When Syrian protesters first took to the streets in March 2011, Erdogan was initially supportive of Assad, declaring that he frequently travelled to Syria and had seen how much the local people loved their president. However, Turkish officials privately urged Assad to try to defuse popular discontent by introducing reforms. Not only did Assad ignore their advice, but he started to align himself more closely with Iran. The move coincided with a sharp deterioration in Ankara's own ties with Tehran and the re-emergence of centuries-old sectarian suspicions and prejudices. The blow to Turkish pride - and the Sunni AKP's dreams of regional pre-eminence - was compounded by alarm at the prospect of a belt of Shia-dominated territory to Turkey's south, which intensified as the central government in Iraq began to pursue increasingly pro-Shia policies.

The Turkish government began to distance itself from Assad. On 31 May 2011, it allowed a loose coalition of Syrian opposition groups to hold a conference in the Turkish Mediterranean resort of Antalya. Over the months that followed, Turkish support for Syrian opposition groups increased and became more explicit. Elements of the Free Syrian Army (FSA) began to operate openly in the refugee camps that had been established inside Turkey to accommodate those fleeing the growing violence inside Syria. Turkey also became a conduit for weapons destined for the FSA, many of them purchased on the international market with funds from Saudi Arabia and Qatar and then channelled through Turkey to the rebels. In November 2011, Erdogan publicly called for Assad to step down.

The Turkish government's disenchantment with Assad did little to curb its regional ambitions. Ignoring the deep divisions between the groups fighting against Assad, it appears to have seen the cultivation of contacts within the Syrian opposition as an investment in the future, calculating that the incumbent regime would be rapidly overthrown and that a new government would express its gratitude for Turkish support by aligning itself with Ankara. When the first Syrian refugees began to cross into Turkey in the summer of 2011, Turkey declined international offers of aid, anxious to demonstrate its ability to meet their needs by itself.

But Ankara's initial optimism soon gave way to frustration and impatience. Not only was it dismayed by the civilian casualties inflicted by forces loyal to the regime, but Assad's retention of power was also a rebuff to the AKP's dreams of regional pre-eminence. In February 2011, Davutoglu had proudly told journalists that Turkey was the key to anything that happened in the Middle East. The longer Assad stayed in power, the emptier such boasts appeared.

Frustration with allies

Turkey's frustration continued to grow. On 22 June 2012, a Turkish F-4E Phantom reconnaissance aircraft crashed into the sea off the Syrian coast, killing its two-man crew. The Syrian authorities claimed that the plane had violated their country's airspace and been shot down by an anti-aircraft battery. The Turkish government said it had been hit by a Syrian missile outside Syrian airspace, but had then crashed inside Syrian territorial waters. Davutoglu insisted that the plane had been on a routine training mission, although maps that he provided charting its course were more consistent with reconnaissance of Syria's air defences.

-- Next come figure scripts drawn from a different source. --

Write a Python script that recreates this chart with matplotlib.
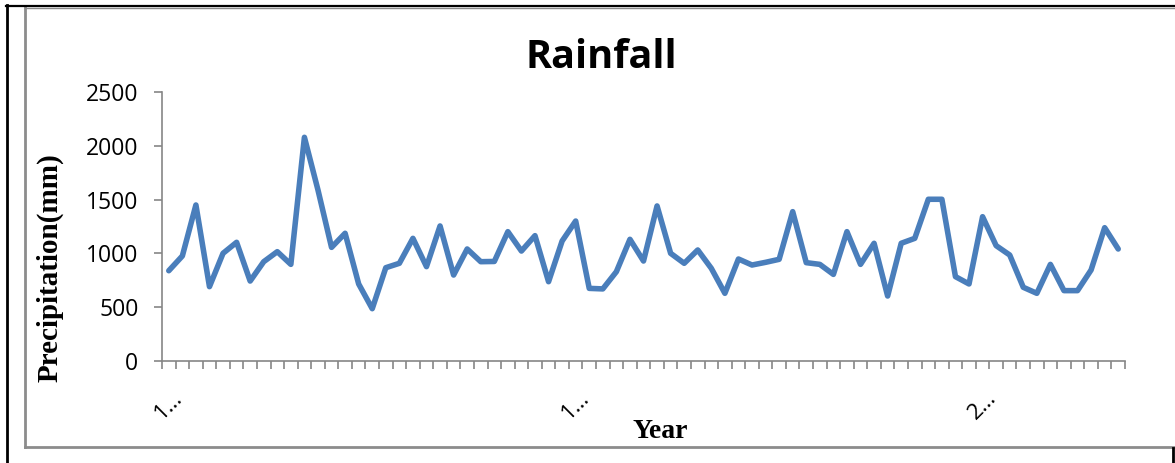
import matplotlib
matplotlib.use("Agg")
import matplotlib.pyplot as plt
import numpy as np
from matplotlib.lines import Line2D

# ---- data ----
years = list(range(1941, 2012))
rainfall = [839, 976, 1450, 691, 1001, 1103, 743, 923, 1016, 898,
            2079, 1589, 1056, 1187, 716, 486, 867, 908, 1140, 877,
            1255, 799, 1041, 923, 925, 1202, 1022, 1165, 737, 1115,
            1301, 675, 670, 830, 1131, 929, 1441, 1001, 908, 1032,
            861, 629, 948, 892, 917, 945, 1388, 914, 898, 805,
            1202, 898, 1094, 604, 1094, 1140, 1503, 1503, 784, 716,
            1341, 1072, 985, 685, 629, 898, 654, 654, 846, 1239, 1041]
yticks = [0, 500, 1000, 1500, 2000, 2500]
label_idx = [0, 30, 60]
xlabels = [str(years[i])[0] + "\u2026" for i in label_idx]

W, H = 1175, 463
fig = plt.figure(figsize=(W / 100, H / 100), dpi=100)

def fx(px):
    return px / W

def fy(py):
    return 1 - py / H

# frames
fig.add_artist(Line2D([fx(25), fx(25)], [fy(7), fy(447)], color="#8c8c8c", lw=2.0))
fig.add_artist(Line2D([fx(25), fx(1176)], [fy(447), fy(447)], color="#8c8c8c", lw=2.0))
fig.add_artist(Line2D([fx(25), fx(1176)], [fy(7.5), fy(7.5)], color="#8c8c8c", lw=1.0))
fig.add_artist(Line2D([fx(7), fx(7)], [fy(5), fy(464)], color="black", lw=2.0))
fig.add_artist(Line2D([fx(6), fx(1176)], [fy(6), fy(6)], color="black", lw=1.6))
fig.add_artist(Line2D([fx(1173), fx(1173)], [fy(448), fy(464)], color="black", lw=2.0))

ax = fig.add_axes([fx(162), fy(361), (1125 - 162) / W, (361 - 92) / H])
x = np.arange(len(rainfall))
ax.plot(x, rainfall, color="#4a7ebb", lw=4.0, solid_joinstyle="round", solid_capstyle="round")

ax.set_xlim(-0.5, len(rainfall) - 0.5)
ax.set_ylim(0, 2500)
ax.set_yticks(yticks)
ax.set_yticklabels([str(v) for v in yticks], fontfamily="Open Sans", fontsize=16.5)
ax.tick_params(axis="y", direction="out", length=6, width=1.2, color="#868686", pad=11)

ax.set_xticks(label_idx)
ax.set_xticklabels(xlabels, rotation=45, fontfamily="Open Sans", fontsize=16)
ax.set_xticks(np.arange(-0.5, len(rainfall), 1), minor=True)
ax.tick_params(axis="x", which="major", length=0, pad=19)
ax.tick_params(axis="x", which="minor", direction="out", length=6, width=1.2, color="#868686")

for s in ["top", "right"]:
    ax.spines[s].set_visible(False)
for s in ["left", "bottom"]:
    ax.spines[s].set_color("#868686")
    ax.spines[s].set_linewidth(1.2)

fig.text(fx(601.5), fy(57), "Rainfall", fontfamily="Open Sans", fontweight="bold",
         fontsize=28.5, ha="center", va="center")
fig.text(fx(50), fy(268), "Precipitation(mm)", fontfamily="Liberation Serif", fontweight="bold",
         fontsize=21, rotation=90, ha="center", va="center")
fig.text(fx(660), fy(431), "Year", fontfamily="Liberation Serif", fontweight="bold",
         fontsize=20, ha="center", va="center")

fig.savefig("out.png", dpi=100)
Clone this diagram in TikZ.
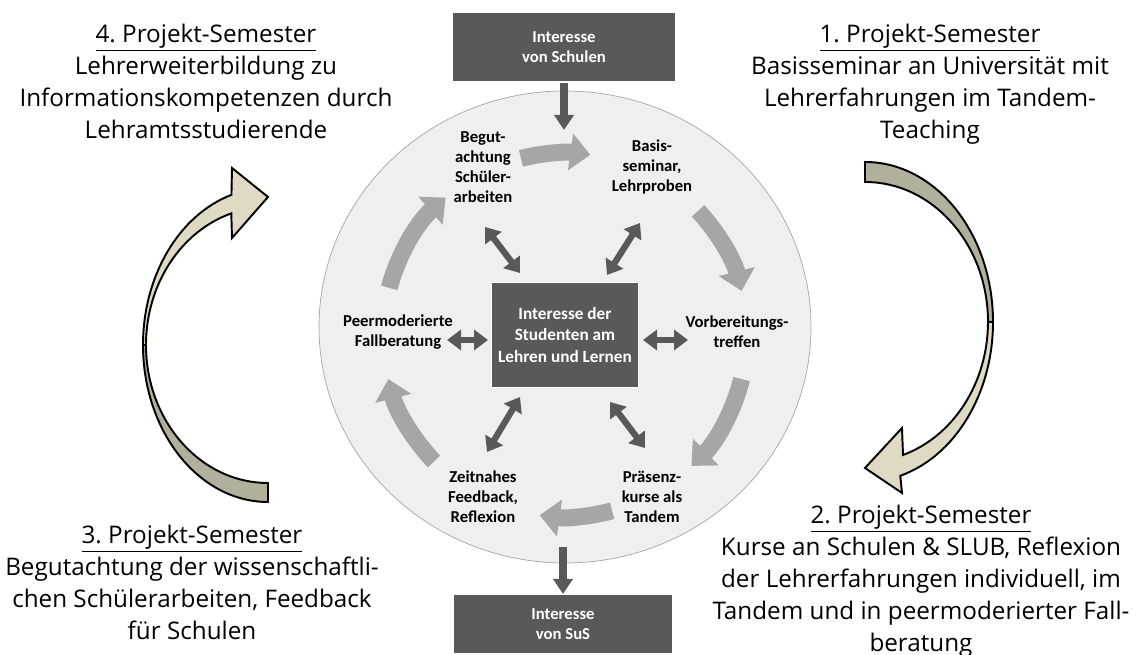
\documentclass[tikz,border=0pt]{standalone}
\usepackage{fontspec}
\setmainfont{Open Sans}
\newfontfamily\carlito{Carlito}
\usetikzlibrary{arrows.meta,calc}
\definecolor{boxgray}{HTML}{595959}
\definecolor{ringgray}{HTML}{EFEFEF}
\definecolor{cycgray}{HTML}{A6A6A6}
\definecolor{beigelight}{HTML}{DEDAC4}
\definecolor{beigedark}{HTML}{B2AF9C}
\frenchspacing

\begin{document}
\begin{tikzpicture}[x=0.02cm,y=0.02cm,
  semtext/.style={align=center,font=\fontsize{13.8}{18.2}\selectfont},
  steplabel/.style={align=center,font=\carlito\bfseries\fontsize{9.5}{11.4}\selectfont},
  interest/.style={fill=boxgray,draw=white,line width=0.6pt,text=white,align=center,
    font=\carlito\bfseries\fontsize{9.5}{11.4}\selectfont},
  flow/.style={boxgray,line width=4.5pt,-{Triangle[length=0.3cm,width=0.38cm]}},
  twoway/.style={boxgray,line width=3.6pt,{Triangle[length=0.28cm,width=0.4cm]}-{Triangle[length=0.28cm,width=0.4cm]}},
  cycarrow/.style={cycgray,line width=0.34cm,-{Triangle[length=0.4cm,width=0.72cm]}},
  bigarrow/.style={draw=black,line width=1.1pt,line join=miter}]
\useasboundingbox (0,0) rectangle (1137,655);
\draw[fill=ringgray,draw=gray!70] (565,328) ellipse [x radius=246,y radius=236];
\coordinate (cyc) at (565,320);
\foreach \a/\b in {104/82,43/14,-14/-46,-75/-98,224/194,165/131}
  \draw[cycarrow] ($(cyc)+(\a:182)$) arc[start angle=\a,end angle=\b,radius=182];
\node[interest,minimum width=4.46cm,minimum height=1.4cm] (sch) at (564,608) {Interesse\\von Schulen};
\node[interest,minimum width=4.4cm,minimum height=1.18cm] (sus) at (563,31) {Interesse\\von SuS};
\node[interest,minimum width=2.94cm,minimum height=2.1cm,
  font=\carlito\bfseries\fontsize{9.8}{12.5}\selectfont] (stud) at (565,320) {Interesse der\\Studenten am\\Lehren und Lernen};
\node[steplabel] (beg) at (483,488) {Begut-\\achtung\\Schüler-\\arbeiten};
\node[steplabel] (bas) at (652,488) {Basis-\\seminar,\\Lehrproben};
\node[steplabel] (peer) at (398,323) {Peermoderierte\\Fallberatung};
\node[steplabel] (vor) at (737,323) {Vorbereitungs-\\treffen};
\node[steplabel] (zeit) at (483,158) {Zeitnahes\\Feedback,\\Reflexion};
\node[steplabel] (prae) at (652,158) {Präsenz-\\kurse als\\Tandem};
\foreach \p/\q in {{-80,108}/{-45,62},{75,112}/{42,60},{-118,-5}/{-77,-5},
                   {78,-5}/{123,-5},{-45,-62}/{-78,-117},{45,-67}/{80,-113}}
  \draw[twoway] ($(stud)+(\p)$) -- ($(stud)+(\q)$);
\coordinate (schend) at (564,525);
\coordinate (susstart) at (563,108);
\draw[flow] (sch) -- (schend);
\draw[flow] (susstart) -- (sus);
\filldraw[bigarrow,fill=beigedark] (865,493) arc[start angle=90,end angle=0,x radius=128,y radius=160]
  -- (988,333) arc[start angle=0,end angle=90,x radius=123,y radius=140] -- cycle;
\filldraw[bigarrow,fill=beigelight] (993,333) arc[start angle=0,end angle=-74,x radius=128,y radius=160]
  -- (902,162) -- (865,187) -- (902,227) -- (903,200)
  arc[start angle=-72,end angle=0,x radius=123,y radius=140] -- cycle;
\filldraw[bigarrow,fill=beigelight] (143,310) arc[start angle=180,end angle=107,x radius=125,y radius=157]
  -- (232,487) -- (268,458) -- (232,417) -- (231.3,441.6)
  arc[start angle=107.5,end angle=180,x radius=122,y radius=138] -- cycle;
\filldraw[bigarrow,fill=beigedark] (143,310) arc[start angle=180,end angle=270,x radius=125,y radius=157]
  -- (268,172) arc[start angle=270,end angle=180,x radius=122,y radius=138] -- cycle;
\node[semtext] (sem1) at (930,571) {\underline{1. Projekt-Semester}\\Basisseminar an Universität mit\\Lehrerfahrungen im Tandem-\\Teaching};
\node[semtext] (sem4) at (206,574) {\underline{4. Projekt-Semester}\\Lehrerweiterbildung zu\\Informationskompetenzen durch\\Lehramtsstudierende};
\node[semtext] (sem3) at (192,73) {\underline{3. Projekt-Semester}\\Begutachtung der wissenschaftli-\\chen Schülerarbeiten, Feedback\\für Schulen};
\node[semtext] (sem2) at (921,74) {\underline{2. Projekt-Semester}\\Kurse an Schulen \& SLUB, Reflexion\\der Lehrerfahrungen individuell, im\\Tandem und in peermoderierter Fall-\\beratung};
\end{tikzpicture}
\end{document}
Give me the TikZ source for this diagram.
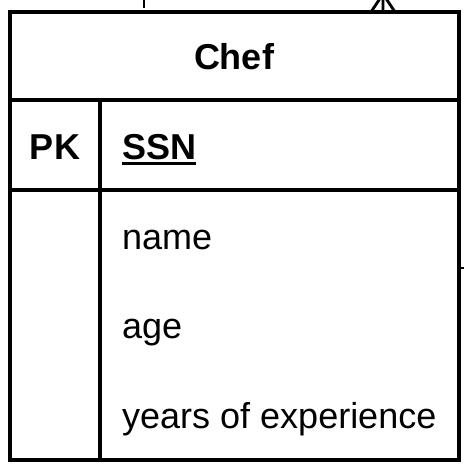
\documentclass[tikz,border=0pt]{standalone}
\usepackage{fontspec}
\setmainfont{Liberation Sans}
\newcommand\myul[1]{\setbox0\hbox{#1}\rlap{\rule[-6pt]{\wd0}{3pt}}\box0}
\begin{document}
\begin{tikzpicture}[x=1pt,y=-1pt,
  edge/.style={line width=3.2pt,line cap=rect},
  stub/.style={line width=2.8pt},
  txt/.style={inner sep=0pt,font=\fontsize{36}{40}\selectfont},
  ttl/.style={inner sep=0pt,font=\fontsize{36}{40}\selectfont\bfseries}]
\useasboundingbox (0,0) rectangle (464,467);
% table frame
\draw[edge] (10,12) rectangle (459,460);
\draw[edge] (10,100) -- (459,100);
\draw[edge] (10,190) -- (459,190);
\draw[edge] (100,100) -- (100,460);
% connector stubs
\coordinate (s1) at (144,0);
\coordinate (s1e) at (144,8);
\draw[stub] (s1) -- (s1e);
\coordinate (cf) at (383,-6);
\coordinate (cfl) at (371,12);
\coordinate (cfm) at (383,12);
\coordinate (cfr) at (395,12);
\draw[stub] (cf) -- (cfl) (cf) -- (cfm) (cf) -- (cfr);
\coordinate (s2) at (459,268);
\coordinate (s2e) at (464,268);
\draw[stub] (s2) -- (s2e);
% texts
\node[ttl,anchor=base] (chef) at (234,69) {Chef};
\node[ttl,anchor=base] (pk) at (55,159) {PK};
\node[ttl,anchor=base west] (ssn) at (122,159) {\myul{SSN}};
\node[txt,anchor=base west] (name) at (122,249) {name};
\node[txt,anchor=base west] (age) at (122,338) {age};
\node[txt,anchor=base west] (yoe) at (122,428) {years of experience};
\end{tikzpicture}
\end{document}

Davutoglu invited other countries - several of which, including the United States and Russia, were known to have been monitoring air traffic in the region at the time - to provide any information they possessed relating to the incident. Turkey called a meeting at NATO headquarters in Brussels and secured a robust statement from other Alliance members condemning the downing of the plane. On 9 July, General Ozel said the government was formulating its response and when the time was right, Turkey would 'do what great states do'.